Regarding how he teaches bass and what it was like teaching Geddy Lee, Gene Simmons shares the following: “It’s a simple idea. I can write songs and I can play various instruments, guitar, bass keyboards, and something like that, and even though I understand the basics of it, I understand that this handheld chord on a guitar is an, A minor, or A major, I understand that. But I can’t read or write music. Nor could Jimi Hendrix or Lennon and McCartney or anybody who’s in popular music almost without exception. And likewise, I can speak various languages, although it’s not important to be able to read or write.

“Buddy Rich is one of the all-time greatest band leaders and drummers, but he couldn’t read or write music, he did it all by ear. So the first thing I teach everybody is to forget what the strings are called, and what the notes are called, the first string is ‘one,’ the second string is ‘two,’ and ‘three,’ and then ‘four.’ And you’re gonna give me combinations of numbers, they’ll go, ‘three,’ and ‘one,’ and ‘four,’ and all that. And then I go, Okay, here’s the count, boom, boom, everybody starts plugging away at those three [notes they called out], and then it’s musical, they don’t have to know the names of [the notes].

“And I’ll tell you a telling story. Kiss took out Rush on their first tour. They came out to support us, you know, because we liked what they did. And this was in the, in their ‘Working Man’ period, when they sounded kind of like a Canadian Zeppelin, which I still prefer, sound-wise, but obviously, they’ve done very well, and we used to hang out with the guys and joke around everything.

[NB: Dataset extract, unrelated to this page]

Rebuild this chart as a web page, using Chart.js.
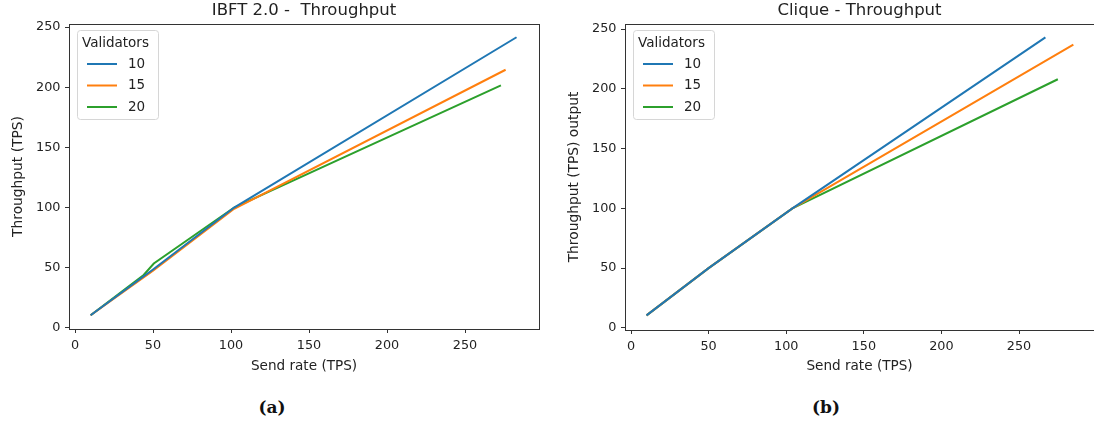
<!DOCTYPE html>
<html>
<head>
<meta charset="utf-8">
<script src="https://cdn.jsdelivr.net/npm/chart.js@4.4.1/dist/chart.umd.min.js"></script>
<style>
  body { margin: 0; background: #fff; width: 1094px; height: 430px; overflow: hidden; position: relative; }
  canvas { position: absolute; top: 0; }
  #ibftChart { left: 0; }
  #cliqueChart { left: 550px; }
  .caption { position: absolute; top: 397px; transform: translateX(-50%); font: bold 17px "DejaVu Serif", serif; color: #111; }
</style>
</head>
<body>
<canvas id="ibftChart" width="550" height="385"></canvas>
<canvas id="cliqueChart" width="560" height="385"></canvas>
<div class="caption" style="left:272px">(a)</div>
<div class="caption" style="left:826px">(b)</div>

<script>
// ---- data ----
const validatorLabels = ['10', '15', '20'];
const xTicks = [0, 50, 100, 150, 200, 250];
const yTicks = [0, 50, 100, 150, 200, 250];

// IBFT 2.0: send rate (x) vs throughput (y)
const ibftSend10 = [10, 50, 102, 283];
const ibftTps10 = [10.5, 48.5, 100, 241.5];
const ibftSend15 = [10, 50, 102, 276];
const ibftTps15 = [10.5, 47.5, 99, 214.5];
const ibftSend20 = [10, 44, 50.5, 102, 273];
const ibftTps20 = [10.5, 44, 53.5, 100, 201.5];

// Clique
const cliqueSend10 = [10, 50, 104, 267];
const cliqueTps10 = [10.5, 50, 100, 243];
const cliqueSend15 = [10, 50, 104, 285];
const cliqueTps15 = [10.5, 50, 100, 237];
const cliqueSend20 = [10, 50, 104, 275];
const cliqueTps20 = [10.5, 50, 100, 208];

const colors = ['#1f77b4', '#ff7f0e', '#2ca02c'];
const textColor = '#222';
const spineColor = '#333';
const FONT = '"DejaVu Sans", sans-serif';

const toPoints = (xs, ys) => xs.map((x, i) => ({ x, y: ys[i] }));

function makeDatasets(pairs) {
  return pairs.map(([xs, ys], i) => ({
    label: validatorLabels[i],
    data: toPoints(xs, ys),
    borderColor: colors[i],
    backgroundColor: colors[i],
    borderWidth: 2,
    pointRadius: 0,
    tension: 0
  }));
}

// top/right spines + matplotlib-style legend box
const frameAndLegend = {
  id: 'frameAndLegend',
  afterDraw(chart, args, opts) {
    const { ctx, chartArea: a } = chart;
    ctx.save();
    ctx.strokeStyle = spineColor;
    ctx.lineWidth = 1;
    ctx.strokeRect(Math.round(a.left) + 0.5, Math.round(a.top) + 0.5, Math.round(a.right - a.left), Math.round(a.bottom - a.top));

    const x = a.left + opts.x, y = a.top + opts.y;
    ctx.beginPath();
    ctx.roundRect(Math.round(x) + 0.5, Math.round(y) + 0.5, opts.w, opts.h, 3);
    ctx.fillStyle = 'rgba(255,255,255,0.8)';
    ctx.fill();
    ctx.strokeStyle = '#d6d6d6';
    ctx.stroke();

    ctx.font = '13.5px ' + FONT;
    ctx.fillStyle = textColor;
    ctx.textBaseline = 'middle';
    ctx.fillText(opts.title, x + 5, y + 13);
    chart.data.datasets.forEach((ds, i) => {
      const ly = y + 34 + i * 21.5;
      ctx.strokeStyle = ds.borderColor;
      ctx.lineWidth = 2;
      ctx.beginPath();
      ctx.moveTo(x + 10, ly);
      ctx.lineTo(x + 40, ly);
      ctx.stroke();
      ctx.fillText(ds.label, x + 51, ly);
    });
    ctx.restore();
  }
};

function makeChart(id, cfg) {
  return new Chart(document.getElementById(id), {
    type: 'line',
    data: { datasets: cfg.datasets },
    plugins: [frameAndLegend],
    options: {
      responsive: false,
      animation: false,
      devicePixelRatio: 1,
      layout: { padding: { left: 0, top: 0, right: cfg.padRight, bottom: 0 } },
      plugins: {
        legend: { display: false },
        tooltip: { enabled: false },
        title: { display: false },
        frameAndLegend: { title: 'Validators', x: 8, y: 6, w: 81, h: 89 }
      },
      scales: {
        // top axis only carries the plot title, centred over the plot area
        top: {
          type: 'linear',
          position: 'top',
          min: cfg.xMin, max: cfg.xMax,
          afterFit: s => { s.height = 24; },
          grid: { display: false },
          border: { display: false },
          ticks: { display: false },
          title: { display: true, text: cfg.title, color: textColor, font: { family: FONT, size: 16.5 }, padding: { top: 1, bottom: 0 } }
        },
        x: {
          type: 'linear',
          position: 'bottom',
          min: cfg.xMin, max: cfg.xMax,
          afterBuildTicks: axis => { axis.ticks = xTicks.map(v => ({ value: v })); },
          afterFit: s => { s.height = cfg.xAxisHeight; },
          grid: { drawOnChartArea: false, drawTicks: true, tickLength: 4, color: spineColor },
          border: { display: true, color: spineColor },
          ticks: { color: textColor, font: { family: FONT, size: 12.8 }, padding: 5, maxRotation: 0, autoSkip: false },
          title: { display: true, text: 'Send rate (TPS)', color: textColor, font: { family: FONT, size: 13.6 }, padding: { top: 0, bottom: 10.7 } }
        },
        y: {
          type: 'linear',
          min: cfg.yMin, max: cfg.yMax,
          afterBuildTicks: axis => { axis.ticks = yTicks.map(v => ({ value: v })); },
          afterFit: s => { s.width = cfg.yAxisWidth; },
          grid: { drawOnChartArea: false, drawTicks: true, tickLength: 4, color: spineColor },
          border: { display: true, color: spineColor },
          ticks: { color: textColor, font: { family: FONT, size: 12.8 }, padding: 4.5, autoSkip: false },
          title: { display: true, text: cfg.yTitle, color: textColor, font: { family: FONT, size: 13.8 }, padding: { top: cfg.yTitlePad, bottom: 0 } }
        }
      }
    }
  });
}

makeChart('ibftChart', {
  title: 'IBFT 2.0 -  Throughput',
  yTitle: 'Throughput (TPS)',
  datasets: makeDatasets([[ibftSend10, ibftTps10], [ibftSend15, ibftTps15], [ibftSend20, ibftTps20]]),
  xMin: -3.85, xMax: 297.4, yMin: -0.9, yMax: 252.5,
  padRight: 11, yAxisWidth: 69, xAxisHeight: 56, yTitlePad: 9.7
});

makeChart('cliqueChart', {
  title: 'Clique - Throughput',
  yTitle: 'Throughput (TPS) output',
  datasets: makeDatasets([[cliqueSend10, cliqueTps10], [cliqueSend15, cliqueTps15], [cliqueSend20, cliqueTps20]]),
  xMin: -3.87, xMax: 298.3, yMin: -1.7, yMax: 254.2,
  padRight: 16, yAxisWidth: 75, xAxisHeight: 55, yTitlePad: 16.2
});
</script>
</body>
</html>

“One night back at the hotel or backstage someplace, Geddy [Lee] and I were sitting down, trading licks, and I said, ‘Do you want to do a blues scale? You go first, and then I’ll continue the chord pattern,’ and he said, ‘I don’t know what you mean.’ At least from what I recall, Geddy didn’t understand what a blues scale was or what ‘1,4,5’ meant. That also bears noting that when you go ‘1,4,5’ to a musician, that means something, it’s a relationship of notes or chords.

“And so I go, ‘Well, okay then, you hit a G, either octave or low,’ and he said, ‘Which one is that?’ Geddy played purely by ear. Now of course later on, he learned what the notes were and stuff like that, but it’s the same thing with The Edge. The reason you heard ‘jingle jangle jingle jangle,’ kind of thing — that became the style of U2‘s guitar sound is when The Edge started playing guitar in a band, he couldn’t play chords. He just strummed various notes so, it’s all open to… Music is an interesting thing. You don’t have to get complex about it, just start.”

If you are someone who plays an instrument, do you have the ability to play music by ear?